Retribution – even violent retribution - has long been part of our way of life. The extent to which retribution is accepted, or at least understood, is very much dependent on the context of the antecedent offending actions. In our beloved sport of ice hockey, for instance, when a player takes a “cheap shot” against another, we condone or expect a swift violent reaction ranging from a counter slash of the stick to the immediate dropping of the gloves. In such instances thousands stand round cheering on the beating of the instigator (if he’s on “our team” that is).
Moving up the scale of retribution we see instances of violence done to others out of jealousy (a less accepted form) where one partner will cause harm to another caught in the act of cheating. We see that it is wrong but we are not surprised or shocked that it has happened. Then there are instances of vigilantism or emotional defense. I cannot imagine the prospect of my young child being molested or intentionally harmed by another, but I have no doubt that if I caught the perpetrator I would do severe violence to them. I imagine that society in general, while acknowleging the theoretical wrong of commiting violence to another, would sympathize with or at least understand my offending behavior.
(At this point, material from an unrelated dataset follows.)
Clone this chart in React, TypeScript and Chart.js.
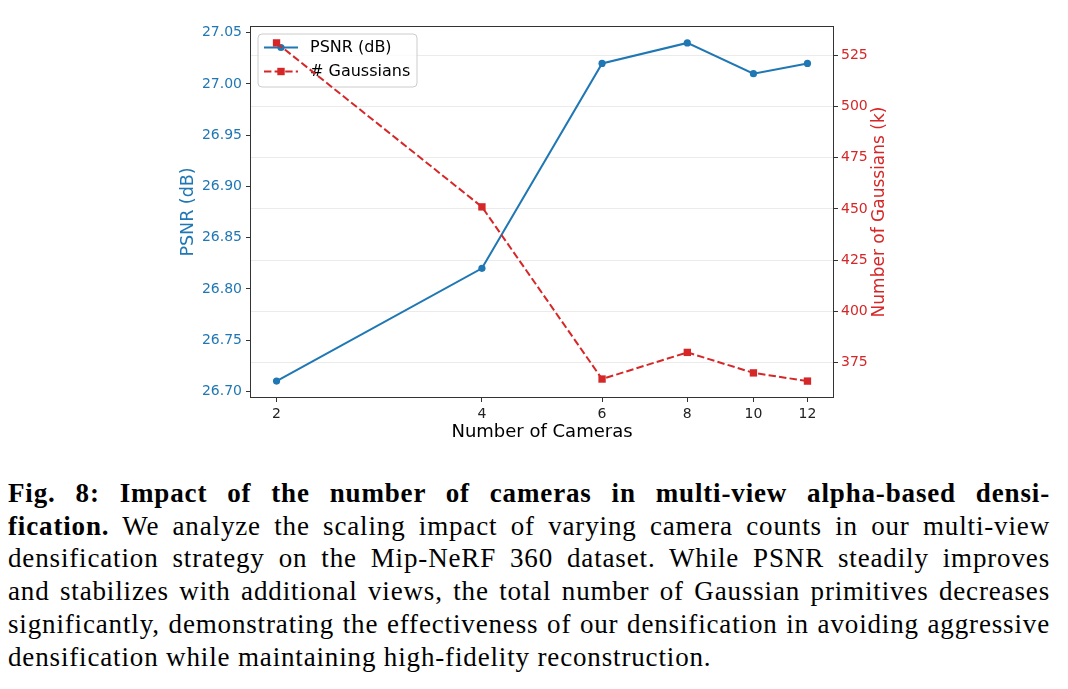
import React, { useEffect, useRef } from "react";
import { Chart, registerables } from "chart.js";

Chart.register(...registerables);

// ---- data ----
const cameras = [2, 4, 6, 8, 10, 12];
const psnr = [26.71, 26.82, 27.02, 27.04, 27.01, 27.02];
const gaussians = [531, 451, 367, 380, 370, 366];
const psnrTicks = [26.7, 26.75, 26.8, 26.85, 26.9, 26.95, 27.0, 27.05];
const gaussTicks = [375, 400, 425, 450, 475, 500, 525];
const xTicks = [2, 4, 6, 8, 10, 12];

const seriesNames = ["PSNR (dB)", "# Gaussians"];
const xTitle = "Number of Cameras";
const yTitle = "PSNR (dB)";
const y1Title = "Number of Gaussians (k)";

const BLUE = "#1f77b4";
const RED = "#d62728";
const FONT = "'DejaVu Sans', sans-serif";
const DASH = [7.4, 3.2];

function padRange(vals: number[], frac = 0.05): [number, number] {
  const mn = Math.min(...vals);
  const mx = Math.max(...vals);
  const r = mx - mn;
  return [mn - frac * r, mx + frac * r];
}

function setTicks(values: number[]) {
  return (scale: any) => {
    scale.ticks = values.map((v) => ({ value: v }));
  };
}

export default function App() {
  const ref = useRef<HTMLCanvasElement>(null);

  useEffect(() => {
    const [yMin, yMax] = padRange(psnr);
    const [y1Min, y1Max] = padRange(gaussians);
    const [lMin, lMax] = padRange(cameras.map((c) => Math.log10(c)));
    const xMin = Math.pow(10, lMin);
    const xMax = Math.pow(10, lMax);

    const drawLegend = (chart: any) => {
      const { ctx, chartArea } = chart;
      const x0 = chartArea.left + 8;
      const y0 = chartArea.top + 8;
      const w = 159;
      const h = 53;
      ctx.save();
      ctx.beginPath();
      (ctx as any).roundRect(x0, y0, w, h, 4);
      ctx.fillStyle = "rgba(255,255,255,0.8)";
      ctx.fill();
      ctx.strokeStyle = "#cccccc";
      ctx.lineWidth = 1;
      ctx.stroke();

      const lx0 = x0 + 6;
      const lx1 = x0 + 40;
      const mx = (lx0 + lx1) / 2;
      const r1 = y0 + 13.5;
      const r2 = y0 + 37.5;
      // PSNR entry
      ctx.strokeStyle = BLUE;
      ctx.lineWidth = 2;
      ctx.setLineDash([]);
      ctx.beginPath();
      ctx.moveTo(lx0, r1);
      ctx.lineTo(lx1, r1);
      ctx.stroke();
      ctx.fillStyle = BLUE;
      ctx.beginPath();
      ctx.arc(mx, r1, 3.6, 0, Math.PI * 2);
      ctx.fill();
      // Gaussians entry
      ctx.strokeStyle = RED;
      ctx.setLineDash(DASH);
      ctx.beginPath();
      ctx.moveTo(lx0, r2);
      ctx.lineTo(lx1, r2);
      ctx.stroke();
      ctx.setLineDash([]);
      ctx.fillStyle = RED;
      ctx.fillRect(mx - 3.7, r2 - 3.7, 7.4, 7.4);

      ctx.fillStyle = "#000";
      ctx.font = `16px ${FONT}`;
      ctx.textAlign = "left";
      ctx.textBaseline = "middle";
      ctx.fillText(seriesNames[0], x0 + 52, r1);
      ctx.fillText(seriesNames[1], x0 + 52, r2);
      ctx.restore();
    };

    const overlay = {
      id: "overlay",
      afterDatasetDraw(chart: any, args: any) {
        if (args.index === 0) drawLegend(chart);
      },
      afterDatasetsDraw(chart: any) {
        const { ctx, chartArea } = chart;
        ctx.save();
        ctx.strokeStyle = "#333";
        ctx.lineWidth = 1;
        ctx.setLineDash([]);
        ctx.strokeRect(
          Math.round(chartArea.left) + 0.5,
          Math.round(chartArea.top) + 0.5,
          Math.round(chartArea.right - chartArea.left) - 1,
          Math.round(chartArea.bottom - chartArea.top) - 1
        );
        ctx.restore();
      },
      afterDraw(chart: any) {
        const { ctx, chartArea } = chart;
        const cy = (chartArea.top + chartArea.bottom) / 2;
        ctx.save();
        ctx.textAlign = "center";
        ctx.textBaseline = "middle";
        ctx.fillStyle = "#000";
        ctx.font = `18px ${FONT}`;
        ctx.fillText(xTitle, (chartArea.left + chartArea.right) / 2, chartArea.bottom + 34);

        ctx.font = `17.5px ${FONT}`;
        ctx.save();
        ctx.translate(chartArea.left - 62, cy);
        ctx.rotate(-Math.PI / 2);
        ctx.fillStyle = BLUE;
        ctx.fillText(yTitle, 0, 0);
        ctx.restore();

        ctx.font = `17px ${FONT}`;
        ctx.save();
        ctx.translate(chartArea.right + 46, cy);
        ctx.rotate(-Math.PI / 2);
        ctx.fillStyle = RED;
        ctx.fillText(y1Title, 0, 0);
        ctx.restore();
        ctx.restore();
      },
    };

    const tickFont = { family: FONT, size: 14 };

    const chart = new Chart(ref.current as HTMLCanvasElement, {
      type: "line",
      data: {
        datasets: [
          {
            label: seriesNames[0],
            data: cameras.map((c, i) => ({ x: c, y: psnr[i] })),
            yAxisID: "y",
            borderColor: BLUE,
            backgroundColor: BLUE,
            borderWidth: 2,
            pointRadius: 3.6,
            pointBorderWidth: 0,
            pointBackgroundColor: BLUE,
            pointStyle: "circle",
            tension: 0,
            order: 2,
            clip: false,
          },
          {
            label: seriesNames[1],
            data: cameras.map((c, i) => ({ x: c, y: gaussians[i] })),
            yAxisID: "y1",
            borderColor: RED,
            backgroundColor: RED,
            borderWidth: 2,
            borderDash: DASH,
            pointRadius: 5.2,
            pointBorderWidth: 0,
            pointBackgroundColor: RED,
            pointStyle: "rect",
            tension: 0,
            order: 1,
            clip: false,
          },
        ],
      },
      options: {
        responsive: false,
        animation: false,
        devicePixelRatio: 1,
        events: [],
        layout: { padding: { top: 26, left: 0, right: 0, bottom: 0 } },
        plugins: { legend: { display: false }, tooltip: { enabled: false } },
        scales: {
          x: {
            type: "logarithmic",
            min: xMin,
            max: xMax,
            afterBuildTicks: setTicks(xTicks),
            afterFit: (s: any) => {
              s.height = 72;
            },
            ticks: {
              autoSkip: false,
              maxRotation: 0,
              color: "#222",
              font: tickFont,
              padding: 4,
              callback: (v: any) => String(v),
            },
            grid: {
              drawOnChartArea: false,
              drawTicks: true,
              tickLength: 4,
              tickColor: "#333",
            },
            border: { display: false },
          },
          y: {
            type: "linear",
            position: "left",
            min: yMin,
            max: yMax,
            afterBuildTicks: setTicks(psnrTicks),
            afterFit: (s: any) => {
              s.width = 250;
            },
            ticks: {
              color: BLUE,
              font: tickFont,
              padding: 4,
              callback: (v: any) => Number(v).toFixed(2),
            },
            grid: {
              drawOnChartArea: false,
              drawTicks: true,
              tickLength: 4,
              tickColor: "#333",
            },
            border: { display: false },
          },
          y1: {
            type: "linear",
            position: "right",
            min: y1Min,
            max: y1Max,
            afterBuildTicks: setTicks(gaussTicks),
            afterFit: (s: any) => {
              s.width = 234;
            },
            ticks: {
              color: RED,
              font: tickFont,
              padding: 3,
              callback: (v: any) => String(Math.round(Number(v))),
            },
            grid: {
              drawOnChartArea: true,
              color: "#ebebeb",
              lineWidth: 1,
              drawTicks: true,
              tickLength: 4,
              tickColor: "#333",
            },
            border: { display: false },
          },
        },
      },
      plugins: [overlay],
    } as any);

    return () => chart.destroy();
  }, []);

  const lineStyle: React.CSSProperties = {
    textAlign: "justify",
    textAlignLast: "justify",
    whiteSpace: "nowrap",
  };

  return (
    <div style={{ position: "absolute", left: 0, top: 0, width: 1068, height: 689, background: "#fff" }}>
      <canvas ref={ref} width={1068} height={470} style={{ position: "absolute", left: 0, top: 0, width: 1068, height: 470 }} />
      <div
        style={{
          position: "absolute",
          left: 8,
          top: 477,
          width: 1042,
          fontFamily: "'Liberation Serif', serif",
          fontSize: 27,
          letterSpacing: "0.85px",
          lineHeight: "32.7px",
          color: "#000",
        }}
      >
        <div style={lineStyle}>
          <b>Fig. 8: Impact of the number of cameras in multi-view alpha-based densi-</b>
        </div>
        <div style={lineStyle}>
          <b>fication.</b> We analyze the scaling impact of varying camera counts in our multi-view
        </div>
        <div style={lineStyle}>
          densification strategy on the Mip-NeRF 360 dataset. While PSNR steadily improves
        </div>
        <div style={lineStyle}>
          and stabilizes with additional views, the total number of Gaussian primitives decreases
        </div>
        <div style={lineStyle}>
          significantly, demonstrating the effectiveness of our densification in avoiding aggressive
        </div>
        <div style={{ textAlign: "left" }}>
          densification while maintaining high-fidelity reconstruction.
        </div>
      </div>
    </div>
  );
}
War is an altogether different matter. History is replete with examples of one side exacting horrific revenge on the other side. The Russians retaking the Eastern front from the Nazis gave rise to thousands of instances of unspeakable acts of atrocity. Not much has been written about it, as history has appeared to recognize the scope of the antecedent instigation, noting that all is fair in love and war. In the Serbian conflict, under the watchful eye of UN observers, countless acts of barbarity ensued, much justified as revenge. We cannot condone savage revenge done to, say, a colonel in charge of rounding up villagers and having them shot because they had the misfortune of being Croatians in a Serbian region, but if that Colonel is later captured, hung upside down and stabbed a thousand times by the villagers (as happened to Mussolini), we understand.
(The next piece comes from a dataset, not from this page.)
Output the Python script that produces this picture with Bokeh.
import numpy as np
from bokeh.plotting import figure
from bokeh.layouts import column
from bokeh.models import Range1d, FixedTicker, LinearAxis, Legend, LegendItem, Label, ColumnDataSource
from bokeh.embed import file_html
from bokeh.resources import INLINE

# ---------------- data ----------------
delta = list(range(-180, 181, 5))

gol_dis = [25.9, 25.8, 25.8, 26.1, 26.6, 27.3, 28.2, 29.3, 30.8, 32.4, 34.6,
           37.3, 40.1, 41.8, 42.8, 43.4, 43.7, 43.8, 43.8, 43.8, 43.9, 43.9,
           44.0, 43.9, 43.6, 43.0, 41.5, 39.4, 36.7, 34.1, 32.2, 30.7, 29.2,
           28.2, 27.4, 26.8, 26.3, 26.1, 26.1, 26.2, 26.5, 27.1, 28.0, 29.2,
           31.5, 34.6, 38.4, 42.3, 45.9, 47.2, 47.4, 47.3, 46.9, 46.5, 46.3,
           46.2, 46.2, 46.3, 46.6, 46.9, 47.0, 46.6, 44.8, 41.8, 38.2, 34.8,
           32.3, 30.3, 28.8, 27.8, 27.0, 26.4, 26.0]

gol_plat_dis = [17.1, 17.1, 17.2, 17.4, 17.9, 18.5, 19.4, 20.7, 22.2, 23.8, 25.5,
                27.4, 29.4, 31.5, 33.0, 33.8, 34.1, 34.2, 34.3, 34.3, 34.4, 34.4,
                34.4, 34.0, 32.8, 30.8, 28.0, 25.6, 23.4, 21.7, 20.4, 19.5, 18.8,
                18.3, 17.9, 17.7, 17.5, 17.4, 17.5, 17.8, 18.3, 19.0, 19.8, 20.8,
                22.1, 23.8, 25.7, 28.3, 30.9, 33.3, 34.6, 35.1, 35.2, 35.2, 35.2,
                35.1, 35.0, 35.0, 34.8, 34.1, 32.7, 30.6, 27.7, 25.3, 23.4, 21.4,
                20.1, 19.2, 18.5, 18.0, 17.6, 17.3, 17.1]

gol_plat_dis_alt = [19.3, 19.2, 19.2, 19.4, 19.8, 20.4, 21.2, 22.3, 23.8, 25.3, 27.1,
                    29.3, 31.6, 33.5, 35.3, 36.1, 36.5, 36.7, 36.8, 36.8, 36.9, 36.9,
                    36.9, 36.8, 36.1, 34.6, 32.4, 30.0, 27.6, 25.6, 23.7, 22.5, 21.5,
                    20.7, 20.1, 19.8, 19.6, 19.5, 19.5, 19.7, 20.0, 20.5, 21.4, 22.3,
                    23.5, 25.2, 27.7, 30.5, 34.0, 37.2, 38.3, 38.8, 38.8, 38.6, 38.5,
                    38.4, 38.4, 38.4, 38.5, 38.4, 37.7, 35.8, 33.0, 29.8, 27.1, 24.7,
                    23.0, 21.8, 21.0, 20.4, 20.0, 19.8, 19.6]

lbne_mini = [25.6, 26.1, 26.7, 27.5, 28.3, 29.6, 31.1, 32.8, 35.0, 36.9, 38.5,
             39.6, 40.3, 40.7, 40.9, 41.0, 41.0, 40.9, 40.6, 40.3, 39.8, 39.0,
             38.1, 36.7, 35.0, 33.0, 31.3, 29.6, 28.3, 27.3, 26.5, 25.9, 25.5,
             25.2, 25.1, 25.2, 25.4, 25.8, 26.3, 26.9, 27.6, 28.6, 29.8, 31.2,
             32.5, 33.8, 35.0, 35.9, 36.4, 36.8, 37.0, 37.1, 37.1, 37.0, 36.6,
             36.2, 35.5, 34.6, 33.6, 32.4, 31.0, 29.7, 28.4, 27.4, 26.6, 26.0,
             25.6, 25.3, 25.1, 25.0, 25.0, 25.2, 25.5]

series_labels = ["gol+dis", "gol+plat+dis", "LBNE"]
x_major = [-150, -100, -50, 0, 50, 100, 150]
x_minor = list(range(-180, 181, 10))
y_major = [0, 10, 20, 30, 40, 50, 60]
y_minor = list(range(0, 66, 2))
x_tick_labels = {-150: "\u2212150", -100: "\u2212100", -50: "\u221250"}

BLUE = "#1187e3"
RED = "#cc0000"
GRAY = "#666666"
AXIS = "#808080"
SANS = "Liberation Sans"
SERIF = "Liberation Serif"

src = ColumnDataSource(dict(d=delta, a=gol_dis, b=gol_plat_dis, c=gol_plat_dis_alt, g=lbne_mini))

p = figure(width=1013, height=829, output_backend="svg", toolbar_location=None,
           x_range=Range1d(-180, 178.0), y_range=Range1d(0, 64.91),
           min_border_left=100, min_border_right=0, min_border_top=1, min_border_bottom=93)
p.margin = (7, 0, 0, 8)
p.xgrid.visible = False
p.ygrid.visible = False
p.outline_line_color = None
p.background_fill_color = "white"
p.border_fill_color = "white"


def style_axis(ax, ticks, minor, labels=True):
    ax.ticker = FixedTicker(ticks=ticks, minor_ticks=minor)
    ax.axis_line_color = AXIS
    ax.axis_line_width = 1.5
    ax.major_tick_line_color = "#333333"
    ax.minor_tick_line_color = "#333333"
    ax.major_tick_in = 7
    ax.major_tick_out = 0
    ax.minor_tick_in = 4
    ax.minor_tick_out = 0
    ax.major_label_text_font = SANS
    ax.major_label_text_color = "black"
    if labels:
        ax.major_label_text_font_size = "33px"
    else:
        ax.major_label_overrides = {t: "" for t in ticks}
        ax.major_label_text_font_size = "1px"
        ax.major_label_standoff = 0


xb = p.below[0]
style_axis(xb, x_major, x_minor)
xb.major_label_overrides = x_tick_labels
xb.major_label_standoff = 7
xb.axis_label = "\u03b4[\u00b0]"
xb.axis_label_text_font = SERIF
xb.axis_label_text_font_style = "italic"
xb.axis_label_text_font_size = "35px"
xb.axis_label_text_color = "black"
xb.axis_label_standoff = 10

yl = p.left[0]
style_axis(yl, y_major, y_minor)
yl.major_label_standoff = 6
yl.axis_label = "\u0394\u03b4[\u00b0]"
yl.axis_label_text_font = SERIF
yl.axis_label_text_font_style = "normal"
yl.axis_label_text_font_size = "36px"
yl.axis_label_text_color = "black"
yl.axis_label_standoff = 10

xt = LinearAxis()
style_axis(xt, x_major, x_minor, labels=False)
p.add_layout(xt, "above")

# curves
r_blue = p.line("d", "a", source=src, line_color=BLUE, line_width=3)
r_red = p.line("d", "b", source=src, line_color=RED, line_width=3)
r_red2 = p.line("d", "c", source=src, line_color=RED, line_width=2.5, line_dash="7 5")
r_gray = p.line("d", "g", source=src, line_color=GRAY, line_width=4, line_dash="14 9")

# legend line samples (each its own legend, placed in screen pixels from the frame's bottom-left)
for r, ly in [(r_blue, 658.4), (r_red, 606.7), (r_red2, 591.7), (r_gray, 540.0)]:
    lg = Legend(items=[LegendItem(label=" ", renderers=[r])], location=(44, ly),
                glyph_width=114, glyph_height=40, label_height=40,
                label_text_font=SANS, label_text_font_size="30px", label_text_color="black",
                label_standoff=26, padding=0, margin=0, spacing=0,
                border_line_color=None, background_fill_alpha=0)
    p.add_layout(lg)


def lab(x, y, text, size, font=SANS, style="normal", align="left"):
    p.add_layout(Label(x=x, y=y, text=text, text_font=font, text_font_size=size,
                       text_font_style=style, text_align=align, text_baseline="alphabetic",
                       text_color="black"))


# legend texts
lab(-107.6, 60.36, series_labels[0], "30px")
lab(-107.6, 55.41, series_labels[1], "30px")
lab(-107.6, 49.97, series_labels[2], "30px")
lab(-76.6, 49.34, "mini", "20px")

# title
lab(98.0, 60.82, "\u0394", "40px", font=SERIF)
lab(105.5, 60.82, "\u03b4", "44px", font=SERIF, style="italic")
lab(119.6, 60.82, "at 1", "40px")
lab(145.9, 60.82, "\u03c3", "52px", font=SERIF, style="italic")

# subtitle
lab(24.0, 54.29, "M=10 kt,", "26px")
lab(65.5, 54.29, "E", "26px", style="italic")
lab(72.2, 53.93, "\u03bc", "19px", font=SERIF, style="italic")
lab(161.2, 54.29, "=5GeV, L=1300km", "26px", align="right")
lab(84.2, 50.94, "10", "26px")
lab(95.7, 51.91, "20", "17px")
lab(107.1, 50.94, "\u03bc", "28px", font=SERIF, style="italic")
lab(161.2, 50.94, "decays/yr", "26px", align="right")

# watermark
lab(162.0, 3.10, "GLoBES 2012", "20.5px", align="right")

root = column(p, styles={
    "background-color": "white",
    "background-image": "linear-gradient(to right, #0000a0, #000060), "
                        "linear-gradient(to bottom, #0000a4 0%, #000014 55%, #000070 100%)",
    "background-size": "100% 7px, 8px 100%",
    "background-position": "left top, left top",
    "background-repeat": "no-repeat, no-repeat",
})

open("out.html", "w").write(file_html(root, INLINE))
Which brings us to the Taliban. A more barbaric group would be difficult to find. The savagery they inflicted on the populace while they were in control rivals anything mankind has done in a millenia. Women being stoned, gays hung, “impure” actions met with torture and death, an entire class of young women essentially banned from public life. Since being driven to the caves and mountains their barbarity has continued, with the routine targeting of innocents, including bombing groups of poor children seeking candy from UN soldiers.
It is in this context that we find our Canadian MSM reporting of allegations of mistreatment of Taliban prisoners.
Not by us, mind you. By those who’ve been suffering unimaginable acts of horror at the hands of the Taliban.
In a sane media complex, free of partisanship, and absent a base desire to oust a government they consider unworthy of leading due to its unacceptable political stripes, the real story behind the Taliban’s captors would be their incredible restraint.
Yet, in a society which cheers the violent pummelling of a defenceman for the grave infraction of a trip from behind, we suddenly find ourselves being asked by the left leaning media to ignore the context (which ignoring is aided by them not even pretending to report on the occasional Taliban barbarity as a semblence of “balance”) and rally as a country in outrage for the “mistreatment” of the Taliban.